As a layman, the concept of cross connection control and backflow prevention is something I assume every plumber understands, so I find it reprehensible that the plumbing apprenticeship only refers to backflow prevention in a module related to irrigation. It is referenced in only one module during a four year apprenticeship.
We are talking about something that has the potential to cause death should a backflow incident occur when hazardous substances are mixed with drinking water.
I applaud the forward thinking regulators in each state that introduced the requirement for plumbers to hold an endorsement to their plumbing license for testing and servicing backflow prevention devices, but we must ensure the tradesperson’s skill is current and relevant to today.
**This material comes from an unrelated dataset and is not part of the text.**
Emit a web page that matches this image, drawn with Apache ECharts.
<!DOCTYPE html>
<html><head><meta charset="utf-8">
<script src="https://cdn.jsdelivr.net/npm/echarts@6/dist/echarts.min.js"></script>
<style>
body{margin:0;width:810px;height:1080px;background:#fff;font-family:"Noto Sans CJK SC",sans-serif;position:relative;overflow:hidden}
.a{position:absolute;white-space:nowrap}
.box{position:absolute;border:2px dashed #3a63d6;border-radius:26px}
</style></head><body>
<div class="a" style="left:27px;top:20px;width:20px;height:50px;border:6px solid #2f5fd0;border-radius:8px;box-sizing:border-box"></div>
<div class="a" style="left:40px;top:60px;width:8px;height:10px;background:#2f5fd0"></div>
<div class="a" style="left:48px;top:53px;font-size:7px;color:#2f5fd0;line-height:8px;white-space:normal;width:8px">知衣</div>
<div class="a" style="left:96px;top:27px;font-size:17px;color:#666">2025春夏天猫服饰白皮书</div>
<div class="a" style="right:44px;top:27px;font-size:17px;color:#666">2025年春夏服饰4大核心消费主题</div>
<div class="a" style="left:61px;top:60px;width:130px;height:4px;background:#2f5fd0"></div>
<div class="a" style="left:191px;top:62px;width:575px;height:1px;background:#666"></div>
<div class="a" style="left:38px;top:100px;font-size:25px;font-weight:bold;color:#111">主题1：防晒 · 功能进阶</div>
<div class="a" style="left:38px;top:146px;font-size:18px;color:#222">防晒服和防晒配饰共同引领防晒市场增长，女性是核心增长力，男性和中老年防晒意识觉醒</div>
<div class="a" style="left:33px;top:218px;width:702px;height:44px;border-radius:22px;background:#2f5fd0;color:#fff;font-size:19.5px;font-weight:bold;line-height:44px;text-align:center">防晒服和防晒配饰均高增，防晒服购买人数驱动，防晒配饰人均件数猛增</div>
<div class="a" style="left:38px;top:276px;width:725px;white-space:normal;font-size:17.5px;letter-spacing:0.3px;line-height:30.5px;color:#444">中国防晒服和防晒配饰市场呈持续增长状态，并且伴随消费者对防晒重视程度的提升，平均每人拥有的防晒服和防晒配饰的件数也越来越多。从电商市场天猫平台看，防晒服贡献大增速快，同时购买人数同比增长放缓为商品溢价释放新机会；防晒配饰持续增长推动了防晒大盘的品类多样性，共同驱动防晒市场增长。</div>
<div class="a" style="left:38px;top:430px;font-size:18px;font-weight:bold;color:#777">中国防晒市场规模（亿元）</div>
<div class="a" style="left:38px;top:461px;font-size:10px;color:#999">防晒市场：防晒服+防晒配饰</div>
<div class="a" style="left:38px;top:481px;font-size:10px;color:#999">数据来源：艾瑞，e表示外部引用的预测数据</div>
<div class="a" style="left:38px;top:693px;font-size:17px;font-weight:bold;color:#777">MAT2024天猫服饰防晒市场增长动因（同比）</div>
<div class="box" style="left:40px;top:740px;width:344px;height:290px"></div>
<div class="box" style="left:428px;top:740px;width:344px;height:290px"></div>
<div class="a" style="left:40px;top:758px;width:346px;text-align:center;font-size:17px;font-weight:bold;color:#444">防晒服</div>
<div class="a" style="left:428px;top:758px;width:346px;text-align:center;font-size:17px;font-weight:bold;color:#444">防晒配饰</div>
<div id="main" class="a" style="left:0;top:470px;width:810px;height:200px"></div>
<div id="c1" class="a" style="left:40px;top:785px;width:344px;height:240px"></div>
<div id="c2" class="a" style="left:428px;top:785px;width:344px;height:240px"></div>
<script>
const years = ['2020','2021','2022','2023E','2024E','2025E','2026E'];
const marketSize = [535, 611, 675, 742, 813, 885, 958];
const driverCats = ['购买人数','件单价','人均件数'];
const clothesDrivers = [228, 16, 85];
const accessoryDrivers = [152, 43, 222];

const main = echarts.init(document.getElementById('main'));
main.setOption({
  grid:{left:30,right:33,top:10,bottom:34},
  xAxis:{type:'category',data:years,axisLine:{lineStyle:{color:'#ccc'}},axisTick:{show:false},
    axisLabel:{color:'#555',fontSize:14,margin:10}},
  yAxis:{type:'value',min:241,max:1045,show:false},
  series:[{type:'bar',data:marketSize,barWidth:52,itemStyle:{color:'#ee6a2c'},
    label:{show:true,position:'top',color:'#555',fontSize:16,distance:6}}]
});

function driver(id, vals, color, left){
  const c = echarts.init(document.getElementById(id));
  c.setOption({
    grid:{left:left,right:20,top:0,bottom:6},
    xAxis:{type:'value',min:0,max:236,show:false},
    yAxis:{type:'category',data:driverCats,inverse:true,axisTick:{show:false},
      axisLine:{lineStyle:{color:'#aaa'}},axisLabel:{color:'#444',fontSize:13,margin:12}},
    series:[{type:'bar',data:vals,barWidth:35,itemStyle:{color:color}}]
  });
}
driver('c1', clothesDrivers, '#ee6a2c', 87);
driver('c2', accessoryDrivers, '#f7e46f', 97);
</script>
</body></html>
Queensland has legislated that the backflow tester must revalidate his backflow prevention endorsement every five years but while we don’t have this requirement in any other state, the only alternative is for a focussed continuing education programme which is backflow specific.
The Backflow Prevention Association of Australia Inc. has introduced a voluntary CPD programme which will evolve to include the missing upskilling that the backflow tradesperson needs to ensure they are worthy of the frontline health professional tag.
Training the tradesperson is great, but how do we inform the community; the mums and dads on the dangers of cross connections and why they sometimes have this ‘ugly valve’ in their plumbing system that needs annual and often costly testing and maintenance. If they understood that the clean fresh water they get from the tap could be poisoned by something they have connected to the water supply they would appreciate the need for vigilance in its maintenance and operational effectiveness.
The plumber is the ideal communicator of this information because they are welcomed onto the premises (often to fix something) and seen as a voice of authority. If the plumber was educated in the finer details of cross connection control, their position in the eyes of the customer would be increased from that of a ‘fixer’ to one of a preventative health professional.
Backflow prevention is a necessary and integral part of the modern plumbing system to ensure that when we turn the tap on, we get safe drinking water. We know this, but it is the what, the how and the why that is difficult to communicate to the everyday water drinker.